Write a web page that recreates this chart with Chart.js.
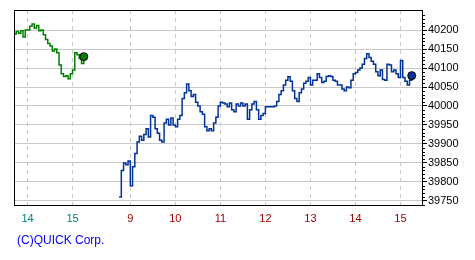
<!DOCTYPE html>
<html>
<head>
<meta charset="utf-8">
<script src="https://cdn.jsdelivr.net/npm/chart.js@4"></script>
<style>
  body { margin: 0; background: #fff; }
  #wrap { position: relative; width: 475px; height: 260px; }
  #copy { position: absolute; left: 17px; top: 233px; font: 12px "Liberation Sans", sans-serif; color: #0000ff; }
</style>
</head>
<body>
<div id="wrap">
  <canvas id="futuresChart" width="475" height="260"></canvas>
  <div id="copy">(C)QUICK Corp.</div>
</div>
<script>
// 前日 (夜間分) セッション : 13:42 から 3分ごと
const prevStart = '13:42';
const prevValues = [
  40190, 40196, 40192, 40198, 40182, 40200, 40200, 40210, 40216, 40205,
  40212, 40198, 40200, 40188, 40175, 40165, 40158, 40145, 40150, 40140,
  40108, 40085, 40078, 40080, 40072, 40085, 40095, 40140, 40135, 40125,
  40112, 40130
];

// 当日セッション : 08:45 から 3分ごと
const dayStart = '08:45';
const dayValues = [
  39760, 39830, 39850, 39845, 39855, 39790, 39840, 39875, 39905, 39920,
  39910, 39925, 39940, 39918, 39975, 39970, 39940, 39928, 39910, 39905,
  39955, 39965, 39950, 39968, 39950, 39945, 39965, 39975, 40020, 40035,
  40058, 40040, 40025, 40030, 40010, 40000, 39985, 39978, 39945, 39935,
  39940, 39935, 39955, 39970, 40000, 40010, 40008, 40005, 39998, 40008,
  39990, 39985, 40005, 40000, 40008, 40000, 40005, 39965, 39990, 40005,
  40012, 39990, 39965, 39975, 39980, 39998, 39998, 39998, 39998, 40000,
  40012, 40030, 40040, 40055, 40068, 40077, 40065, 40040, 40020, 40012,
  40035, 40045, 40060, 40065, 40075, 40055, 40068, 40068, 40085, 40075,
  40062, 40065, 40078, 40080, 40078, 40068, 40065, 40055, 40055, 40045,
  40040, 40050, 40048, 40068, 40085, 40088, 40095, 40100, 40110, 40125,
  40138, 40128, 40118, 40110, 40090, 40080, 40095, 40070, 40068, 40110,
  40108, 40090, 40095, 40085, 40075, 40120, 40075, 40065, 40055, 40068,
  40080
];
const stepMin = 3;

// x軸ラベル
const xTickTimes = [['prev', '14:00'], ['prev', '15:00'], ['day', '09:00'], ['day', '10:00'], ['day', '11:00'],
                    ['day', '12:00'], ['day', '13:00'], ['day', '14:00'], ['day', '15:00']];
const xTickLabels = ['14', '15', '9', '10', '11', '12', '13', '14', '15'];
const yTickValues = [39750, 39800, 39850, 39900, 39950, 40000, 40050, 40100, 40150, 40200];

// 時刻 -> x位置 (分)
function mins(t) { const p = t.split(':'); return (+p[0]) * 60 + (+p[1]); }
const dayOffset = 140;
function toX(session, t) {
  if (session === 'prev') return mins(t) - mins(prevStart);
  return mins(t) - mins(dayStart) + dayOffset;
}

const prevData = prevValues.map((v, i) => ({ x: toX('prev', prevStart) + i * stepMin, y: v }));
const dayData = dayValues.map((v, i) => ({ x: toX('day', dayStart) + i * stepMin, y: v }));
const xTickPos = xTickTimes.map(t => toX(t[0], t[1]));

const lastMarker = (n) => (ctx) => ctx.dataIndex === n - 1 ? 4 : 0;

// 枠と補助目盛り
const framePlugin = {
  id: 'frame',
  afterDraw(chart) {
    const { ctx, chartArea: a } = chart;
    const ys = chart.scales.y;
    ctx.save();
    ctx.strokeStyle = '#000';
    ctx.lineWidth = 1;
    ctx.strokeRect(Math.round(a.left) + 0.5, Math.round(a.top) + 0.5,
                   Math.round(a.right - a.left) - 1, Math.round(a.bottom - a.top));
    ctx.beginPath();
    for (let v = 39740; v <= 40250; v += 10) {
      if (v % 50 === 0) continue;
      const y = Math.round(ys.getPixelForValue(v)) + 0.5;
      ctx.moveTo(a.right, y);
      ctx.lineTo(a.right + 2, y);
    }
    ctx.stroke();
    ctx.restore();
  }
};

const ctx = document.getElementById('futuresChart');
const chart = new Chart(ctx, {
  type: 'line',
  data: {
    datasets: [{
      data: prevData,
      borderColor: '#008000',
      backgroundColor: '#008000',
      pointBackgroundColor: '#008000',
      pointBorderColor: '#000',
      pointBorderWidth: 1,
      pointRadius: lastMarker(prevData.length),
      borderWidth: 1.5,
      stepped: true,
      fill: false
    }, {
      data: dayData,
      borderColor: '#003399',
      backgroundColor: '#003399',
      pointBackgroundColor: '#003399',
      pointBorderColor: '#000',
      pointBorderWidth: 1,
      pointRadius: lastMarker(dayData.length),
      borderWidth: 1.5,
      stepped: true,
      fill: false
    }]
  },
  options: {
    responsive: false,
    animation: false,
    layout: { padding: { left: 14, top: 10, right: 0, bottom: 0 } },
    plugins: { legend: { display: false }, tooltip: { enabled: false } },
    scales: {
      x: {
        type: 'linear',
        min: 0,
        max: 545,
        afterBuildTicks: (s) => { s.ticks = xTickPos.map(v => ({ value: v })); },
        afterFit: (s) => { s.height = 55; },
        grid: { color: '#c8c8c8', drawTicks: false },
        border: { display: false, dash: [4, 4] },
        ticks: {
          autoSkip: false,
          maxRotation: 0,
          padding: 7,
          font: { family: 'Liberation Sans', size: 11 },
          color: (c) => c.index < 2 ? '#008080' : '#a00000',
          callback: (v, i) => xTickLabels[i]
        }
      },
      y: {
        position: 'right',
        min: 39739,
        max: 40253,
        afterBuildTicks: (s) => { s.ticks = yTickValues.map(v => ({ value: v })); },
        afterFit: (s) => { s.width = 52; },
        grid: { color: '#c8c8c8', tickColor: '#000', tickLength: 4 },
        border: { display: false },
        ticks: {
          padding: 1,
          font: { family: 'Liberation Sans', size: 11 },
          color: '#000',
          callback: (v) => String(v)
        }
      }
    }
  },
  plugins: [framePlugin]
});
</script>
</body>
</html>
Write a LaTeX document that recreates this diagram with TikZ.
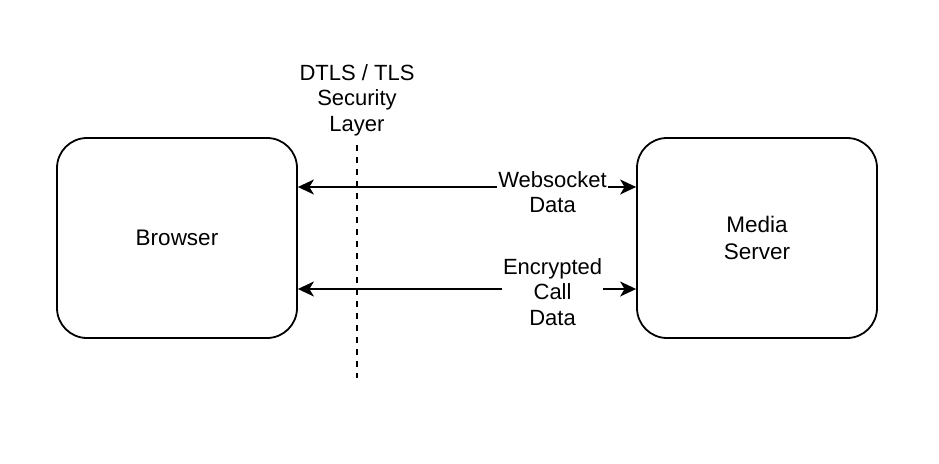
\documentclass[tikz,border=0pt]{standalone}
\usepackage{fontspec}
\setmainfont{Liberation Sans}
\usetikzlibrary{positioning, arrows.meta}

\begin{document}
\begin{tikzpicture}[
                x=1pt, y=-1pt,
                box/.style={rectangle, draw=black, line width=1.8pt, rounded corners=30pt, minimum width=240pt, minimum height=200pt, align=center, font=\fontsize{22.5}{27}\selectfont},
                arrow/.style={{Stealth[length=16pt, width=15pt, inset=4.5pt]}-{Stealth[length=16pt, width=15pt, inset=4.5pt]}, line width=1.8pt},
                lbl/.style={align=center, fill=white, inner sep=1pt, font=\fontsize{22}{25.5}\selectfont},
                border/.style={dash pattern=on 6pt off 6pt, line width=1.8pt}
            ]
            \useasboundingbox (0,0) rectangle (939,463);
            \node[box] (browser) at (177,238) {Browser};
            \node[box] (server) at (757,238) {Media\\Server};

            \node[lbl] (layer) at (357,100) {DTLS / TLS\\Security\\Layer};
            \coordinate (top) at (357,145);
            \coordinate (bottom) at (357,378);
            \draw[border] (top) -- (bottom);

            \draw[arrow] ([yshift=51pt]browser.east) -- node[lbl, pos=0.753, yshift=-5pt] (ws) {Websocket\\Data} ([yshift=51pt]server.west);
            \draw[arrow] ([yshift=-51pt]browser.east) -- node[lbl, pos=0.753, yshift=-3pt] (call) {Encrypted\\Call\\Data} ([yshift=-51pt]server.west);
        \end{tikzpicture}
\end{document}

# [Exercise]
Set down nothing but the lines from the one containing "Write a LaTeX" to the final line above, both included, with every picture left out.

# [Written answer]
Write a LaTeX document that recreates this diagram with TikZ.
\documentclass[tikz,border=0pt]{standalone}
\usepackage{fontspec}
\setmainfont{Liberation Sans}
\usetikzlibrary{positioning, arrows.meta}

\begin{document}
\begin{tikzpicture}[
                x=1pt, y=-1pt,
                box/.style={rectangle, draw=black, line width=1.8pt, rounded corners=30pt, minimum width=240pt, minimum height=200pt, align=center, font=\fontsize{22.5}{27}\selectfont},
                arrow/.style={{Stealth[length=16pt, width=15pt, inset=4.5pt]}-{Stealth[length=16pt, width=15pt, inset=4.5pt]}, line width=1.8pt},
                lbl/.style={align=center, fill=white, inner sep=1pt, font=\fontsize{22}{25.5}\selectfont},
                border/.style={dash pattern=on 6pt off 6pt, line width=1.8pt}
            ]
            \useasboundingbox (0,0) rectangle (939,463);
            \node[box] (browser) at (177,238) {Browser};
            \node[box] (server) at (757,238) {Media\\Server};

            \node[lbl] (layer) at (357,100) {DTLS / TLS\\Security\\Layer};
            \coordinate (top) at (357,145);
            \coordinate (bottom) at (357,378);
            \draw[border] (top) -- (bottom);

            \draw[arrow] ([yshift=51pt]browser.east) -- node[lbl, pos=0.753, yshift=-5pt] (ws) {Websocket\\Data} ([yshift=51pt]server.west);
            \draw[arrow] ([yshift=-51pt]browser.east) -- node[lbl, pos=0.753, yshift=-3pt] (call) {Encrypted\\Call\\Data} ([yshift=-51pt]server.west);
        \end{tikzpicture}
\end{document}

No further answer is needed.